La decencia y el desacuerdo

Por Gerardo Pacheco:

Todo el mundo piensa algo, todos enunciamos lo que creemos y lo cuidamos hasta donde es posible. La palabra propia es lo que somos. Abrimos la boca para dejarnos salir de nosotros, esperando quizás, ser en otro sitio.

Es ocioso decir que las redes sociales amplificaron nuestras voces; que basta una computadora, una plataforma y suficiencia de docente para decir lo que yo, Fulano de Tal, creo acerca del mundo. Ya no es necesario ser un académico probo, un experto en tal o cual cosa. Basta, si acaso, hablar con cierta claridad de un tema actual, cacharlo al vuelo, para encontrar eco y espectadores. Este texto es un claro ejemplo de eso. Hace 30 años yo, con mi currículo tachoneado y mi bravuconería, no habría podido tener acceso a la página doce de un diario local; ese espacio estaba reservado para el maestro del Centro Universitario de la Guayaba o para el político retirado de la ciudad que, por cierto, fue diputado por el distrito seis cuando apenas tenía 34 años; Sin embargo estoy aquí, con mi ligero bagaje, escribiendo, diciendo, opinando. Y así somos casi todos.

Las cosas son distintas ahora y, honestamente, lo llevamos bien. Twitter es un megáfono que a veces está en manos de un tipo de una pieza y a veces está en las de alguien que, cuando pierde su centro, es una granada de mano. Y todo es simultáneo y en altos decibelios. Y está bien: de esto se trataba democratizar los medios, para esto salimos a la calle, para que no nos hiciera bobos Jacobo y para que no nos hiciera brutos ese puto (Por eso vale lo que vale que cualquier bloguero se haga de un lugarcito en los medios que migraron a digital). Queríamos horizontalidad y ahora, viendo la vida desde general pista, caminamos con los codos arriba y con el cobre en los caninos.

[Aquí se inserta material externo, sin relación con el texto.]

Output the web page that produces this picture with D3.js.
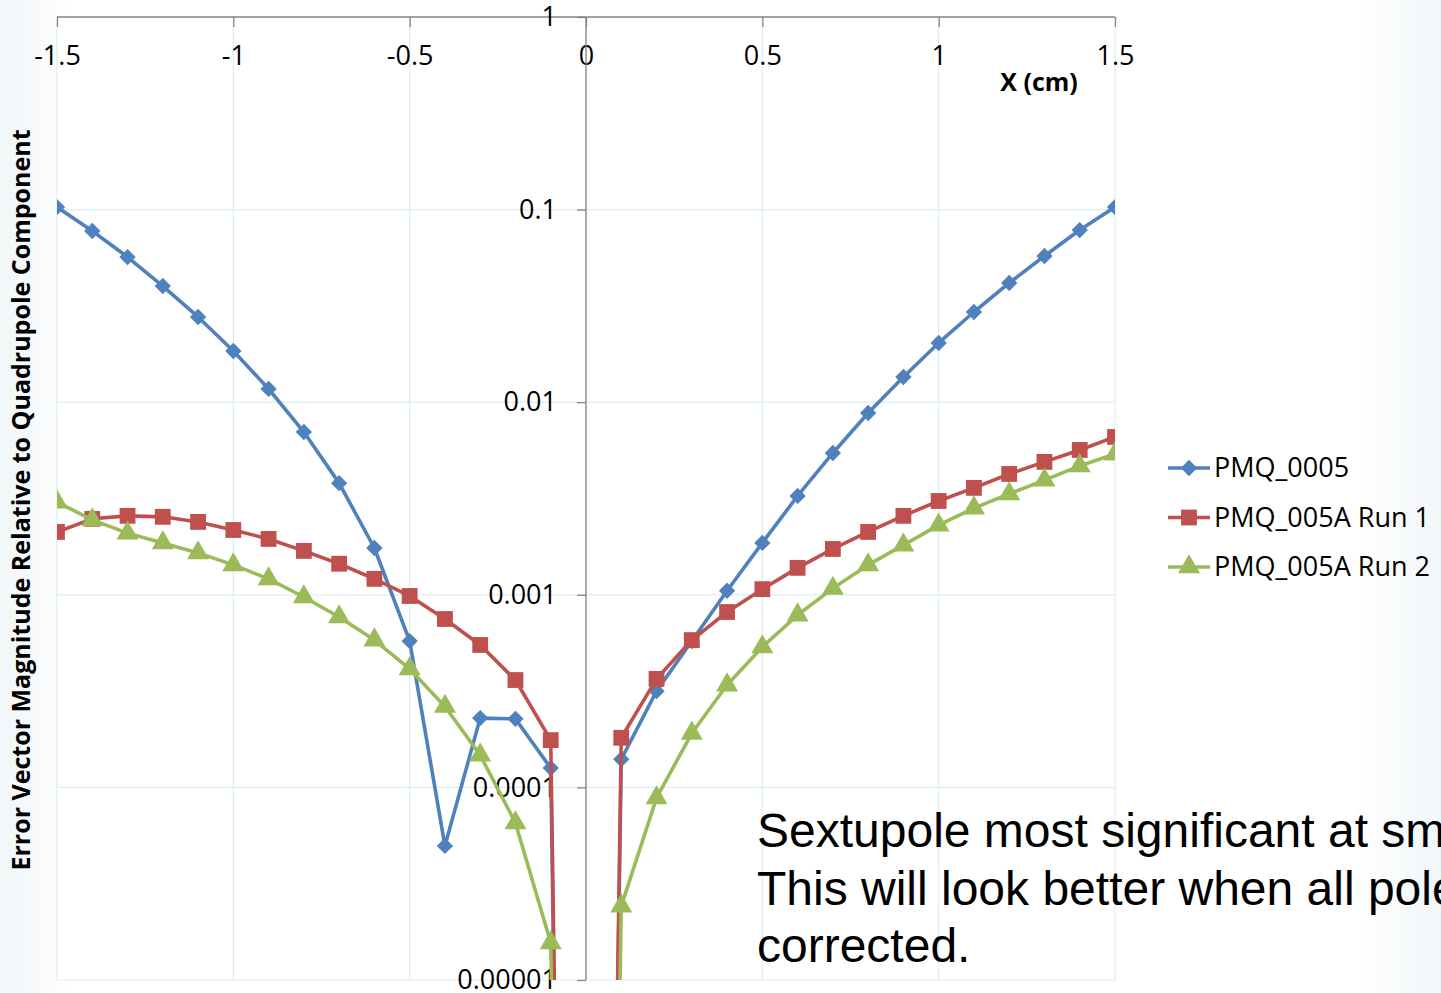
<!DOCTYPE html>
<html lang="en">
<head>
<meta charset="utf-8">
<title>Error Vector Magnitude</title>
<script src="https://d3js.org/d3.v7.min.js"></script>
<style>
  body { margin: 0; background: #fff; }
  svg { display: block; }
</style>
</head>
<body>
<script>
// x positions (cm); the centre point is essentially zero so its lines drop off the log axis
const xValues = [-1.5, -1.4, -1.3, -1.2, -1.1, -1.0, -0.9, -0.8, -0.7, -0.6, -0.5, -0.4, -0.3, -0.2, -0.1,
                 0,
                 0.1, 0.2, 0.3, 0.4, 0.5, 0.6, 0.7, 0.8, 0.9, 1.0, 1.1, 1.2, 1.3, 1.4, 1.5];

const pmq0005 = [0.1031, 0.0774, 0.0567, 0.0401, 0.0277, 0.01844, 0.01172, 0.0070, 0.0038, 0.00175,
                 0.000575, 0.0000497, 0.000229, 0.000227, 0.000126,
                 1e-16,
                 0.000140, 0.000316, 0.000575, 0.00105, 0.00186, 0.00326, 0.00545, 0.00879, 0.01352,
                 0.0203, 0.0294, 0.0416, 0.0574, 0.0783, 0.1031];

const pmq005aRun1 = [0.00212, 0.00248, 0.00257, 0.00254, 0.00239, 0.00217, 0.00195, 0.00169, 0.00145, 0.00121,
                     0.000986, 0.000749, 0.000549, 0.000361, 0.000176,
                     1e-16,
                     0.000181, 0.000366, 0.000582, 0.000814, 0.00107, 0.00138, 0.00173, 0.00212, 0.00257,
                     0.00307, 0.00359, 0.00424, 0.00490, 0.00565, 0.00660];

const pmq005aRun2 = [0.00303, 0.00245, 0.00209, 0.00186, 0.00165, 0.00143, 0.00121, 0.000974, 0.000767, 0.000582,
                     0.000412, 0.000263, 0.000147, 0.0000654, 0.0000156,
                     1e-16,
                     0.0000242, 0.0000881, 0.000191, 0.00034, 0.000536, 0.000785, 0.00108, 0.00143, 0.00181,
                     0.0023, 0.00282, 0.00334, 0.00394, 0.00467, 0.00538];

const seriesNames = ["PMQ_0005", "PMQ_005A Run 1", "PMQ_005A Run 2"];
const xTicks = [-1.5, -1, -0.5, 0, 0.5, 1, 1.5];
const yTicks = [1, 0.1, 0.01, 0.001, 0.0001, 0.00001];
const yTickLabels = ["1", "0.1", "0.01", "0.001", "0.0001", "0.00001"];
const noteLines = ["Sextupole most significant at small radius.",
                   "This will look better when all poles are",
                   "corrected."];

const width = 1441, height = 993;
const plotLeft = 57, plotRight = 1115, plotTop = 17, plotBottom = 980;
const colors = ["#4f81bd", "#c0504d", "#9bbb59"];
const shapes = [d3.symbolDiamond2, d3.symbolSquare, d3.symbolTriangle];
const fontMain = "'Open Sans', 'Noto Sans', sans-serif";

const svg = d3.select("body").append("svg")
  .attr("width", width)
  .attr("height", height);

// slide background with faint blue edges
const defs = svg.append("defs");
const bg = defs.append("linearGradient").attr("id", "bg").attr("x1", 0).attr("x2", 1);
bg.append("stop").attr("offset", "0").attr("stop-color", "#f1f6f9");
bg.append("stop").attr("offset", "0.05").attr("stop-color", "#ffffff");
bg.append("stop").attr("offset", "0.94").attr("stop-color", "#ffffff");
bg.append("stop").attr("offset", "1").attr("stop-color", "#f1f6f9");
svg.append("rect").attr("width", width).attr("height", height).attr("fill", "url(#bg)");

defs.append("clipPath").attr("id", "plotclip")
  .append("rect").attr("x", plotLeft).attr("y", plotTop)
  .attr("width", plotRight - plotLeft).attr("height", plotBottom - plotTop);

svg.append("rect")
  .attr("x", plotLeft).attr("y", plotTop)
  .attr("width", plotRight - plotLeft).attr("height", plotBottom - plotTop)
  .attr("fill", "#fff");

const x = d3.scaleLinear().domain([-1.5, 1.5]).range([plotLeft, plotRight]);
const y = d3.scaleLog().domain([0.00001, 1]).range([plotBottom, plotTop]);

// gridlines
svg.append("g").selectAll("line").data(xTicks).join("line")
  .attr("x1", d => x(d)).attr("x2", d => x(d))
  .attr("y1", plotTop).attr("y2", plotBottom)
  .attr("stroke", "#dbeef4").attr("stroke-width", 1.2);
svg.append("g").selectAll("line").data(yTicks).join("line")
  .attr("x1", plotLeft).attr("x2", plotRight)
  .attr("y1", d => y(d)).attr("y2", d => y(d))
  .attr("stroke", "#dbeef4").attr("stroke-width", 1.2);

// x axis along the top, labels hang below the line
const xAxis = svg.append("g")
  .attr("transform", `translate(0,${plotTop})`)
  .call(d3.axisBottom(x).tickValues(xTicks).tickSize(10).tickPadding(19)
    .tickFormat(d => d3.format("")(d).replace("\u2212", "-")));
xAxis.select(".domain").attr("stroke", "#868686").attr("stroke-width", 1.3)
  .attr("d", `M${plotLeft},0H${plotRight}`);
xAxis.selectAll(".tick line").attr("stroke", "#868686").attr("stroke-width", 1.3);
xAxis.selectAll(".tick text").attr("font-family", fontMain).attr("font-size", 27).attr("fill", "#000");

// y axis at x = 0
const yAxis = svg.append("g")
  .attr("transform", `translate(${x(0)},0)`)
  .call(d3.axisLeft(y).tickValues(yTicks).tickSize(9).tickPadding(20)
    .tickFormat((d, i) => yTickLabels[i]));
yAxis.select(".domain").attr("stroke", "#868686").attr("stroke-width", 1.3)
  .attr("d", `M0,${plotTop}V${plotBottom}`);
yAxis.selectAll(".tick line").attr("stroke", "#868686").attr("stroke-width", 1.3);
yAxis.selectAll(".tick text").attr("font-family", fontMain).attr("font-size", 27).attr("fill", "#000");

// series
const allSeries = [pmq0005, pmq005aRun1, pmq005aRun2];
const line = d3.line().x(d => x(d[0])).y(d => y(d[1]));
const plot = svg.append("g").attr("clip-path", "url(#plotclip)");
const markerSize = [170, 250, 210];

allSeries.forEach((vals, i) => {
  const pts = xValues.map((xv, j) => [xv, vals[j]]);
  plot.append("path")
    .attr("d", line(pts))
    .attr("fill", "none")
    .attr("stroke", colors[i])
    .attr("stroke-width", 3.6)
    .attr("stroke-linejoin", "round");
  plot.append("g").selectAll("path")
    .data(pts.filter(p => p[0] !== 0))
    .join("path")
    .attr("transform", p => `translate(${x(p[0])},${y(p[1])})`)
    .attr("d", d3.symbol().type(shapes[i]).size(markerSize[i]))
    .attr("fill", colors[i]);
});

// axis titles
svg.append("text")
  .attr("transform", "translate(30,500) rotate(-90)")
  .attr("text-anchor", "middle")
  .attr("font-family", fontMain).attr("font-weight", "bold").attr("font-size", 25)
  .text("Error Vector Magnitude Relative to Quadrupole Component");

svg.append("text")
  .attr("x", 1039).attr("y", 91)
  .attr("text-anchor", "middle")
  .attr("font-family", fontMain).attr("font-weight", "bold").attr("font-size", 25)
  .text("X (cm)");

// legend
const legend = svg.append("g");
seriesNames.forEach((name, i) => {
  const ly = 468 + i * 49.5;
  legend.append("line")
    .attr("x1", 1168).attr("x2", 1210).attr("y1", ly).attr("y2", ly)
    .attr("stroke", colors[i]).attr("stroke-width", 3.6);
  legend.append("path")
    .attr("transform", `translate(1189,${ly})`)
    .attr("d", d3.symbol().type(shapes[i]).size(markerSize[i]))
    .attr("fill", colors[i]);
  legend.append("text")
    .attr("x", 1214).attr("y", ly)
    .attr("dy", "0.35em")
    .attr("font-family", fontMain).attr("font-size", 27)
    .text(name);
});

// slide note, runs past the right edge as on the slide
const note = svg.append("text")
  .attr("font-family", "'Liberation Sans', Arial, sans-serif")
  .attr("font-size", 48)
  .attr("fill", "#000");
noteLines.forEach((t, i) => {
  note.append("tspan").attr("x", 757).attr("y", 847 + i * 57.5).text(t);
});
</script>
</body>
</html>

Todo el mundo piensa algo y piensa distinto, las redes sociales nos dieron un micrófono y nos lo encendieron junto al amplificador. Loguearte en Twitter es pararte en medio de un salón amplísimo en el que todos gritan cosas distintas, todos articulan una opinión presentable, todos saben algo de algo, todos dicen.

Pero en este río de voces es imposible encontrar el consenso, improbable entrar al cauce sin caer de espaldas y terminar con un guijarro en los riñones. Todos dicen fuerte y todos enuncian conceptos altísimos que, al final, no estar de acuerdo es convertirte en el enemigo, en el ignorante, en el apestado; porque, ¿quién no estaría de acuerdo con la justicia?, ¿quién no lucharía por la igualdad?, ¿quién despreciaría el amor?, nadie, sólo los monstruos, los que no tienen mi bibliografía, los inmorales, los malos, los estúpidos.

Y ahí andamos, mugroseando a quienes alguna vez fueron nuestros amigos, calumniando a quienes un día hablaron de frente con nosotros, exhibiendo nuestra miseria a fuerza de querer exhibir al otro; y sólo porque hoy, en mi militancia actual, no estamos de acuerdo.

Habría que saber ser rivales. Entender que los códigos son más valiosos en la tentación que en confort, que vale lo mismo respetar a tu madre que respetar a tu interlocutor; que calumniar a tu amigo o a tu enemigo debería dolerte en la misma tripa, en los mismos pudores.

Luego, uno no sabe el respeto y la gallardía que le ganaría ante los ojos de los demás, llanamente y frente a la tentación de la bajeza, poder decir nada más: «No estamos de acuerdo».